Oh I forgot that everyone's motives are to be considered suspect except for those of Mr ultra-pure, never made a dollar from the DNS Vixie. Projection is a really ugly thing to see. No Paul you are not without commercial motives and neither are your co-authors. Plus I will point out that I was making exactly the same points when I was retired from the business entirely. My point was that there is absolutely no technical obstacle to the type of blocking being proposed. The backers of the proposal in Congress are well aware of that fact and can point to abundant examples (those of Mr Vixie's activities included) of the type of blocking they are proposing. The issue here is not the technical feasibility, it is political, as Mr Vixie admits. Thus it is immensely counterproductive for his group to be polluting a solid case on first amendment and freedom of speech grounds with a clearly spurious technical claim that even the authors can't sustain in public.

>The idea that the DNS cannot possibly Charles Christopher  –  May 29, 2011 4:39 PM

>The idea that the DNS cannot possibly survive unless every Internet
>client receives the same data is quite a common one but completely mistaken.

That statement is well worth repeating many times.

Like most internet technologies, when I wanted to learn I consulted the RFC’s etc, and as always I found the organic evolution of the internet is NOT articluated in any RFC or document anywhere.

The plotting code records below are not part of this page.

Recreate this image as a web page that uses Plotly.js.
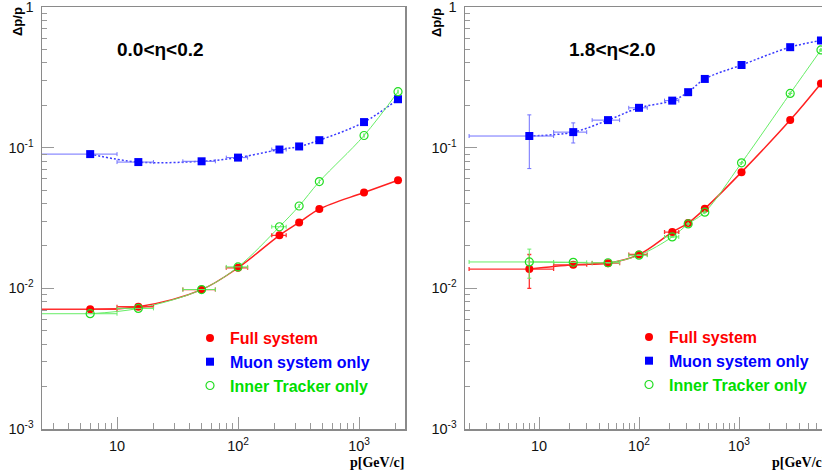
<!DOCTYPE html>
<html>
<head>
<meta charset="utf-8">
<script src="https://cdn.plot.ly/plotly-3.0.1.min.js"></script>
<style>html,body{margin:0;padding:0;background:#fff;}#chart{width:822px;height:472px;}</style>
</head>
<body>
<div id="chart"></div>
<script>
// ---- data ----
// Left panel: 0.0 < eta < 0.2
const pLeft      = [6, 15, 50, 100, 220, 320, 470, 1100, 2100];
const pErrLeft   = [4, 5, 15, 20, 30, 0, 0, 0, 0];
const fullLeft   = [0.0071, 0.0074, 0.0098, 0.0140, 0.0238, 0.0294, 0.0366, 0.048, 0.0587];
const muonLeft   = [0.090, 0.079, 0.080, 0.085, 0.097, 0.102, 0.113, 0.152, 0.221];
const innerLeft  = [0.0066, 0.0072, 0.0098, 0.0142, 0.0274, 0.0385, 0.0574, 0.122, 0.250];

// Right panel: 1.8 < eta < 2.0
const pRight        = [8, 22, 49, 100, 215, 310, 455, 1060, 3250, 6600];
const pErrRight     = [6, 8, 15, 21, 35, 0, 0, 0, 0, 0];
const fullRight     = [0.0137, 0.0147, 0.0151, 0.0174, 0.0251, 0.0291, 0.0368, 0.067, 0.157, 0.286];
const fullErrRight  = [0.0037, 0.0005, 0.0003, 0.0004, 0, 0, 0, 0, 0, 0];
const muonRight     = [0.121, 0.129, 0.157, 0.192, 0.216, 0.248, 0.308, 0.387, 0.518, 0.578];
const muonErrRight  = [0.050, 0.021, 0.005, 0.005, 0, 0, 0, 0, 0, 0];
const innerRight    = [0.0154, 0.0153, 0.0152, 0.0172, 0.0232, 0.0287, 0.0348, 0.078, 0.243, 0.495];
const innerErrRight = [0.0036, 0, 0, 0, 0, 0, 0, 0, 0, 0];

const seriesNames = ['Full system', 'Muon system only', 'Inner Tracker only'];
const xTickVals = [10, 100, 1000];
const xTickText = ['10', '10<sup>2</sup>', '10<sup>3</sup>'];
const yTickVals = [0.001, 0.01, 0.1, 1];
const yTickText = ['10<sup>-3</sup>', '10<sup>-2</sup>', '10<sup>-1</sup>', '1'];
const panelLabels = ['0.0&lt;η&lt;0.2', '1.8&lt;η&lt;2.0'];

// ---- styling ----
const RED = '#ff0000', BLUE = '#0000ff', GREEN = '#00dd00';
const W = 822, H = 472;
const px = v => v / W, py = v => 1 - v / H;

function minorVals(maxDec) {
  const out = [];
  for (let d = -3; d <= maxDec; d++) for (let m = 2; m <= 9; m++) out.push(m * Math.pow(10, d));
  return out;
}

const series = [
  {name: seriesNames[0], color: RED,  line: {color: '#ff2020', width: 1.5}, err: '#ff3030',
   marker: {symbol: 'circle', size: 8, color: RED}},
  {name: seriesNames[1], color: BLUE, line: {color: '#3a3aff', width: 1.5, dash: '2px,2px'}, err: '#7070ff',
   marker: {symbol: 'square', size: 8, color: BLUE}},
  {name: seriesNames[2], color: GREEN, line: {color: '#66ee66', width: 1}, err: '#66ee66',
   marker: {symbol: 'circle-open', size: 8, color: '#22dd22', line: {width: 1.2}}}
];

const panels = [
  {xa: 'x', ya: 'y', legend: 'legend', p: pLeft, pe: pErrLeft,
   ys: [fullLeft, muonLeft, innerLeft], ye: [null, null, null]},
  {xa: 'x2', ya: 'y2', legend: 'legend2', p: pRight, pe: pErrRight,
   ys: [fullRight, muonRight, innerRight], ye: [fullErrRight, muonErrRight, innerErrRight]}
];

const traces = [];
panels.forEach(pn => {
  series.forEach((s, i) => {
    traces.push({x: pn.p, y: pn.ys[i], xaxis: pn.xa, yaxis: pn.ya, mode: 'lines',
      line: Object.assign({shape: 'spline'}, s.line), showlegend: false, hoverinfo: 'skip'});
  });
});
panels.forEach(pn => {
  series.forEach((s, i) => {
    const t = {x: pn.p, y: pn.ys[i], xaxis: pn.xa, yaxis: pn.ya, mode: 'markers',
      name: '<span style="color:' + s.color + '">' + s.name + '</span>',
      marker: s.marker, legend: pn.legend, legendgroup: pn.legend + i,
      error_x: {type: 'data', array: pn.pe, color: s.err, thickness: i === 0 ? 1.3 : 1, width: 2}};
    if (pn.ye[i]) t.error_y = {type: 'data', array: pn.ye[i], color: s.err, thickness: i === 0 ? 1.3 : 1, width: 2};
    traces.push(t);
  });
});

const axisCommon = {
  type: 'log', showgrid: false, zeroline: false,
  showline: true, linecolor: '#8a8a8a', linewidth: 1.5, mirror: true,
  ticks: 'inside', ticklen: 12, tickwidth: 1, tickcolor: '#999',
  tickfont: {family: 'Liberation Sans, Arial, sans-serif', size: 14.5, color: '#111'},
  tickmode: 'array', ticklabeloverflow: 'allow'
};
const xBase = Object.assign({}, axisCommon, {tickvals: xTickVals, ticktext: xTickText, ticklabelstandoff: 3,
  minor: {tickvals: minorVals(3), ticks: 'inside', ticklen: 6, tickwidth: 1, tickcolor: '#999'}});
const yBase = Object.assign({}, axisCommon, {tickvals: yTickVals, ticktext: yTickText, range: [-3, 0],
  ticklabelstandoff: 4,
  minor: {tickvals: minorVals(-1), ticks: 'inside', ticklen: 5, tickwidth: 1, tickcolor: '#999'}});

const yDom = [(H - 429) / H, (H - 7) / H];
const legendCommon = {bgcolor: 'rgba(0,0,0,0)', borderwidth: 0, xanchor: 'left', yanchor: 'top',
  font: {family: 'Liberation Sans, Arial, sans-serif', size: 16, weight: 'bold'}, tracegroupgap: 0,
  itemwidth: 30};

const annFont = {family: 'Liberation Sans, Arial, sans-serif', size: 19, color: '#000', weight: 'bold'};
const titleFont = {family: 'Liberation Sans, Arial, sans-serif', size: 13, color: '#000', weight: 'bold'};
const pFont = {family: 'Liberation Serif, Times New Roman, serif', size: 14, color: '#000', weight: 'bold'};
const ann = (text, x, y, font, extra) => Object.assign({text, x: px(x), y: py(y), xref: 'paper', yref: 'paper',
  xanchor: 'center', yanchor: 'middle', showarrow: false, font}, extra || {});

const layout = {
  width: W, height: H, margin: {l: 0, r: 0, t: 0, b: 0},
  paper_bgcolor: '#fff', plot_bgcolor: '#fff', showlegend: true,
  xaxis: Object.assign({}, xBase, {domain: [42 / W, 405 / W], range: [0.38, 3.38], anchor: 'y'}),
  yaxis: Object.assign({}, yBase, {domain: yDom, anchor: 'x'}),
  xaxis2: Object.assign({}, xBase, {domain: [465 / W, 1], range: [0.26, 3.83], anchor: 'y2'}),
  yaxis2: Object.assign({}, yBase, {domain: yDom, anchor: 'x2'}),
  legend: Object.assign({}, legendCommon, {x: px(190), y: py(321)}),
  legend2: Object.assign({}, legendCommon, {x: px(629), y: py(320)}),
  annotations: [
    ann(panelLabels[0], 160, 50, annFont),
    ann(panelLabels[1], 612, 50, annFont),
    ann('Δp/p', 18, 22, titleFont, {textangle: -90}),
    ann('Δp/p', 437, 22, titleFont, {textangle: -90}),
    ann('p[GeV/c]', 406, 462, pFont, {xanchor: 'right'}),
    ann('p[GeV/c]', 770, 462, pFont, {xanchor: 'left'})
  ]
};

Plotly.newPlot('chart', traces, layout, {staticPlot: true, displayModeBar: false});
</script>
</body>
</html>
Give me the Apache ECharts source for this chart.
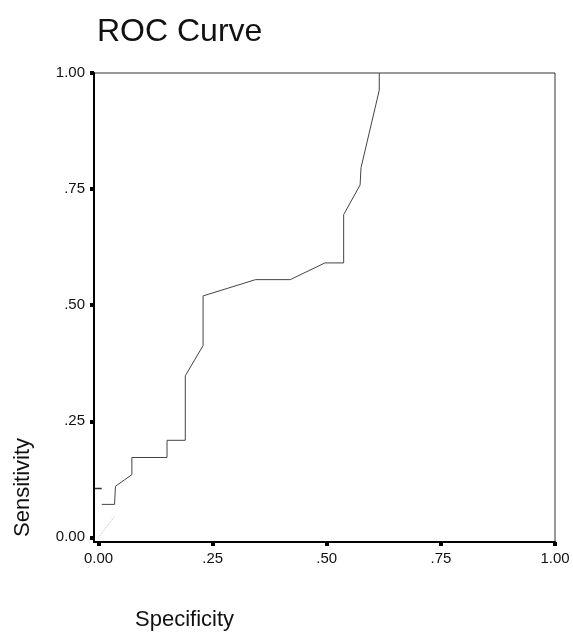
<!DOCTYPE html>
<html>
<head>
<meta charset="utf-8">
<script src="https://cdn.jsdelivr.net/npm/echarts@6/dist/echarts.min.js"></script>
<style>html,body{margin:0;padding:0;background:#fff}#c{width:573px;height:632px}</style>
</head>
<body>
<div id="c"></div>
<script>
// ROC curve points (x = 1 - specificity as plotted, y = sensitivity)
const specificity = [0.007, 0.035, 0.037, 0.073, 0.073, 0.15, 0.15, 0.19, 0.19, 0.229, 0.229, 0.344, 0.42, 0.496, 0.537, 0.537, 0.573, 0.575, 0.615, 0.615];
const sensitivity = [0.071, 0.071, 0.11, 0.135, 0.172, 0.172, 0.209, 0.209, 0.348, 0.413, 0.52, 0.555, 0.555, 0.591, 0.591, 0.695, 0.759, 0.796, 0.963, 1.0];
const refX = [0, 0.035];
const refY = [0, 0.045];
const markX = [-0.008, 0.007];
const markY = [0.105, 0.105];
const tickValues = [0, 0.25, 0.5, 0.75, 1];
const tickLabels = ['0.00', '.25', '.50', '.75', '1.00'];

const curve = specificity.map((v, i) => [v, sensitivity[i]]);
const ref = refX.map((v, i) => [v, refY[i]]);
const mark = markX.map((v, i) => [v, markY[i]]);
const fmt = v => { const i = tickValues.findIndex(t => Math.abs(t - v) < 1e-6); return i >= 0 ? tickLabels[i] : ''; };
const font = 'Liberation Sans, Arial, sans-serif';

const chart = echarts.init(document.getElementById('c'));
chart.setOption({
  animation: false,
  title: { text: 'ROC Curve', left: 92, top: 11, textStyle: { fontFamily: font, fontSize: 32, fontWeight: 'normal', color: '#111' } },
  grid: { left: 94, right: 18, top: 73, bottom: 90, show: true, borderColor: '#333', borderWidth: 1 },
  xAxis: {
    type: 'value', min: -0.01, max: 1,
    axisLine: { show: true, onZero: false, lineStyle: { color: '#000', width: 2 } },
    axisTick: { show: true, customValues: tickValues, length: 4, lineStyle: { color: '#000', width: 4 } },
    axisLabel: { customValues: tickValues, formatter: fmt, margin: 9, fontFamily: font, fontSize: 15, color: '#111' },
    splitLine: { show: false }
  },
  yAxis: {
    type: 'value', min: -0.01, max: 1,
    axisLine: { show: true, onZero: false, lineStyle: { color: '#000', width: 2 } },
    axisTick: { show: true, customValues: tickValues, length: 4, lineStyle: { color: '#000', width: 4 } },
    axisLabel: { customValues: tickValues, formatter: fmt, margin: 9, fontFamily: font, fontSize: 15, color: '#111' },
    splitLine: { show: false }
  },
  graphic: [
    { type: 'text', left: 135, top: 609, style: { text: 'Specificity', fontFamily: font, fontSize: 22, fill: '#111' } },
    { type: 'text', x: 12, y: 537, rotation: Math.PI / 2, style: { text: 'Sensitivity', fontFamily: font, fontSize: 22, fill: '#111', textAlign: 'left', textVerticalAlign: 'top' } }
  ],
  series: [
    { type: 'line', data: curve, showSymbol: false, lineStyle: { color: '#444', width: 1 }, z: 3 },
    { type: 'line', data: ref, showSymbol: false, lineStyle: { color: '#bbb', width: 1, type: 'dotted' } },
    { type: 'line', data: mark, showSymbol: false, lineStyle: { color: '#333', width: 1.5 } }
  ]
});
</script>
</body>
</html>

So my solution to learning how DNS worked was, as usual, write my own DNS server FROM SCRATCH. In other words throw myself into the chaos that is the otherwise undocumented de-facto operation of DNS.

There ain’t no standards now, so there ain’t no “standard reponse” now either.

In fact I switched to my current ISP since they were the only one not performing filtering over the last few years. Since I manage a number of registrars I need a clear via of the network. That has changed over the last year or so. Now even the ISP I use is “manipulating” DNS behavior, and not admitting to it.

And without going into to much detial, one set of domains being blocked my one of the largest US ISPs are registered to a lawyer. I told this lawyer to call the ISP up and complain. This was done and the lawyer was told it was a DNS problem on the part of the registrant’s DNS ... A day later I watched that ISP UNBLOCK the domains, there was NO CHANGE to ANY DNS settings ..... More than enough proof that there is no “standard DNS response” or behavior right now.

The very idea of “standard behavior” of DNS can’t be entertained by anybody with real world DNS battle scars .... Look at the proud quotes of “my network my rules” in the “Taking Back the DNS thread”.